Powódź w najsuchszym miejscu na Ziemi
Rekordowe ulewy doprowadziły do katastrofalnych w skutkach powodzi w jednym z najsuchszych miejsc na naszej planecie. W ciągu tylko jednego dnia spadło tyle deszczu, ile powinno przez 8 lat. Mieszkańców nawiedził żywioł podobny do tsunami...
Zmiany klimatyczne postępują, a wraz z nimi coraz bardziej zaskakujące zjawiska atmosferyczne. Ostatnio informowaliśmy o rekordowym cieple w najzimniejszym miejscu na świecie, a teraz przyszedł czas na powodzie w najsuchszym miejscu. Mowa o północnych regionach Chile w Ameryce Południowej, gdzie deszcz potrafi nie padać przez kilkanaście lat z rzędu.
Jednak w ostatnich latach coraz częściej nadchodzą stamtąd informacje o nietypowych opadach śniegu i ulewach, które doprowadzają do masowych powodzi. Doszło do nich ponownie przez kilkoma dniami. W dobę spadło tyle deszczu, ile zgodnie z normą, powinno spaść przez 8 lat.
To świadczy o tym jak bardzo suchy jest to region i zarazem jak obficie musiało padać, oczywiście jak na tamtejsze warunki klimatyczne. W mieście Antofagasta w 24 godziny odnotowano 23 mm deszczu, podczas gdy norma całoroczna to 3 mm. Tak intensywnie nie padało tam od 80 lat.
Jak informują lokalne władze, w prowincjach Coquimbo, Atacama i Antofagasta 60 tysięcy mieszkańców zostało odciętych od prądu, 50 tysięcy nie ma wody, a blisko tysiąc straciło dach nad głową. Rzeki, które przez większą część roku pozostają wyschnięte, wypełniły się po brzegi wodą spływającą w gór.
W kilku miejscach przepływ wody był tak gwałtowny, że przypominał przejście tsunami. Ulicami miast przewalała się fala powodziowa o wysokości kilku metrów, która niosła ze sobą wszystko to, co napotkała na swej drodze. Nie wszyscy zdołali przenieść się na wyżej położone obszary. Co najmniej 30 osób utonęło, ale ich ciał do tej pory nie udało się odnaleźć.
Aby zdać sobie sprawę z ogromu kataklizmu, trzeba zobaczyć powyższe filmiki. Aż trudno uwierzyć, że takie zjawiska mogą się zdarzyć w tak suchym miejscu, gdzie niemal każda kropla deszczu jest na wagę złota.

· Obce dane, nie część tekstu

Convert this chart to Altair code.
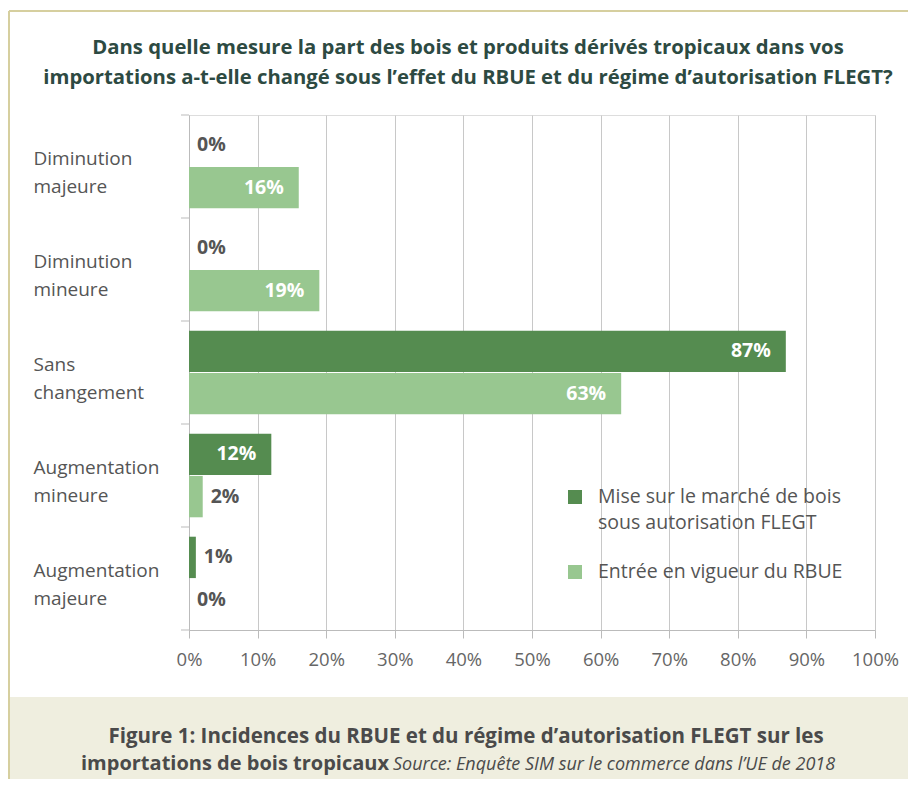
import altair as alt
import pandas as pd

categories = ["Diminution majeure", "Diminution mineure", "Sans changement",
              "Augmentation mineure", "Augmentation majeure"]
series = ["Mise sur le marché de bois sous autorisation FLEGT", "Entrée en vigueur du RBUE"]
legend_lines = [["Mise sur le marché de bois", "sous autorisation FLEGT"], ["Entrée en vigueur du RBUE"]]
flegt_values = [0, 0, 87, 12, 1]
rbue_values = [16, 19, 63, 2, 0]
x_ticks = [0, 10, 20, 30, 40, 50, 60, 70, 80, 90, 100]
colors = ["#558c50", "#98c790"]

title_lines = ["Dans quelle mesure la part des bois et produits dérivés tropicaux dans vos",
               "importations a-t-elle changé sous l’effet du RBUE et du régime d’autorisation FLEGT?"]
caption_line1 = "Figure 1: Incidences du RBUE et du régime d’autorisation FLEGT sur les"
caption_line2_bold = "importations de bois tropicaux"
caption_line2_italic = "Source: Enquête SIM sur le commerce dans l’UE de 2018"

rows = []
for c, a, b in zip(categories, flegt_values, rbue_values):
    rows.append({"cat": c, "serie": series[0], "val": a})
    rows.append({"cat": c, "serie": series[1], "val": b})
df = pd.DataFrame(rows)

FONT = "Open Sans"
W, H = 686, 515

base = alt.Chart(df).transform_calculate(label="datum.val + '%'")

y_enc = alt.Y("cat:N", sort=categories, title=None,
              scale=alt.Scale(paddingInner=0, paddingOuter=0),
              axis=alt.Axis(ticks=False, labelAlign="left", labelPadding=156,
                            labelExpr="split(datum.label, ' ')", labelLineHeight=28,
                            labelFontSize=19, labelColor="#555555", labelFont=FONT,
                            labelBaseline="middle", labelOffset=-8,
                            domainColor="#bbbbbb", grid=False))
yoff = alt.YOffset("serie:N", sort=series,
                   scale=alt.Scale(paddingInner=0.02, paddingOuter=0.23))

x_enc = alt.X("val:Q", title=None, scale=alt.Scale(domain=[0, 100]),
              axis=alt.Axis(values=x_ticks, labelExpr="datum.value + '%'",
                            labelFontSize=18.5, labelColor="#666666", labelFont=FONT,
                            labelPadding=12, tickSize=8, tickColor="#bbbbbb",
                            labelFlush=False, labelOverlap=False,
                            domainColor="#bbbbbb", grid=True, gridColor="#c8c8c8"))

bars = base.mark_bar().encode(
    x=x_enc, y=y_enc, yOffset=yoff,
    color=alt.Color("serie:N", sort=series,
                    scale=alt.Scale(domain=series, range=colors), legend=None)
)

inside = base.transform_filter("datum.val >= 10").mark_text(
    align="right", baseline="middle", dx=-15, fontSize=19.5, fontWeight="bold",
    color="white", font=FONT
).encode(x="val:Q", y=alt.Y("cat:N", sort=categories), yOffset=yoff, text="label:N")

outside = base.transform_filter("datum.val < 10").mark_text(
    align="left", baseline="middle", dx=8, fontSize=19.5, fontWeight="bold",
    color="#555555", font=FONT
).encode(x="val:Q", y=alt.Y("cat:N", sort=categories), yOffset=yoff, text="label:N")

# y axis band-boundary ticks
ytick = alt.Chart(pd.DataFrame({"cat": categories})).mark_rule(color="#bbbbbb").encode(
    y=alt.Y("cat:N", sort=categories, bandPosition=0), x=alt.value(-8), x2=alt.value(0))
ytick_end = alt.Chart(pd.DataFrame({"k": [0]})).mark_rule(color="#bbbbbb").encode(
    y=alt.value(H), x=alt.value(-8), x2=alt.value(0))

one = pd.DataFrame({"k": [0]})

# legend (manual, to match the original line spacing)
legend_layers = []
for i, (lines, col) in enumerate(zip(legend_lines, colors)):
    ly = 382 + 75 * i
    legend_layers.append(alt.Chart(one).mark_square(size=196, color=col, opacity=1).encode(
        x=alt.value(386), y=alt.value(ly)))
    legend_layers.append(alt.Chart(one).mark_text(
        text=lines, fontSize=19.5, color="#555555", font=FONT, align="left",
        baseline="middle", lineHeight=26).encode(x=alt.value(409), y=alt.value(ly)))

caption_bg = alt.Chart(one).mark_rect(color="#efeedf").encode(
    x=alt.value(-180), x2=alt.value(W + 33), y=alt.value(582), y2=alt.value(H + 149))
border_left = alt.Chart(one).mark_rule(color="#d6cf9f", strokeWidth=2).encode(
    x=alt.value(-180), y=alt.value(-104), y2=alt.value(H + 149))
border_top = alt.Chart(one).mark_rule(color="#d6cf9f", strokeWidth=2).encode(
    x=alt.value(-180), x2=alt.value(W + 33), y=alt.value(-104))

t1 = alt.Chart(one).mark_text(text=title_lines[0], fontSize=20.3, fontWeight="bold",
                              color="#2d4a42", font=FONT, align="center", baseline="middle").encode(
    x=alt.value(279), y=alt.value(-67))
t2 = alt.Chart(one).mark_text(text=title_lines[1], fontSize=20.3, fontWeight="bold",
                              color="#2d4a42", font=FONT, align="center", baseline="middle").encode(
    x=alt.value(279), y=alt.value(-37))

c1 = alt.Chart(one).mark_text(text=caption_line1, fontSize=20.5, fontWeight="bold",
                              color="#4a4a4a", font=FONT, align="center", baseline="middle").encode(
    x=alt.value(277), y=alt.value(622))
c2a = alt.Chart(one).mark_text(text=caption_line2_bold, fontSize=20, fontWeight="bold",
                               color="#4a4a4a", font=FONT, align="right", baseline="middle").encode(
    x=alt.value(200), y=alt.value(649))
c2b = alt.Chart(one).mark_text(text=caption_line2_italic, fontSize=18, fontStyle="italic",
                               color="#4a4a4a", font=FONT, align="left", baseline="middle").encode(
    x=alt.value(204), y=alt.value(650))

chart = alt.layer(caption_bg, border_left, border_top, bars, inside, outside, ytick, ytick_end,
                  *legend_layers, t1, t2, c1, c2a, c2b).properties(
    width=W, height=H,
    autosize=alt.AutoSizeParams(type="none"),
    padding={"left": 181, "top": 107, "right": 33, "bottom": 149},
).configure_view(stroke=None).configure(background="white")

chart.save("out.html", embed_options={"renderer": "svg", "actions": False})
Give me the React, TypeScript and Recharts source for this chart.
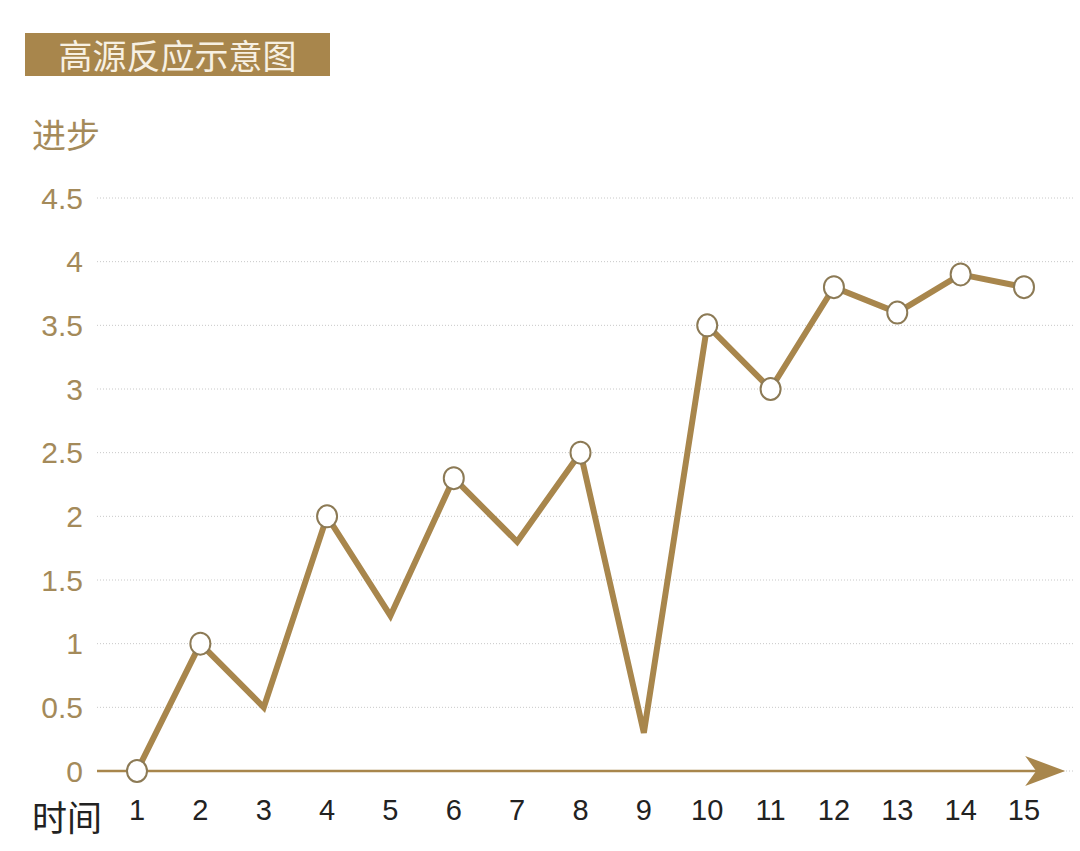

Powodzie zalały kopalnie miedzi, które musiano zamknąć, w ten sposób ograniczając wydobycie tego surowca, w którego produkcji Chile znajduje się na trzecim miejscu na świecie. W region na pomoc mieszkańcom wysłano wojsko. Ma ono zabezpieczań mienie i organizować szybki przepływ pomocy humanitarnej.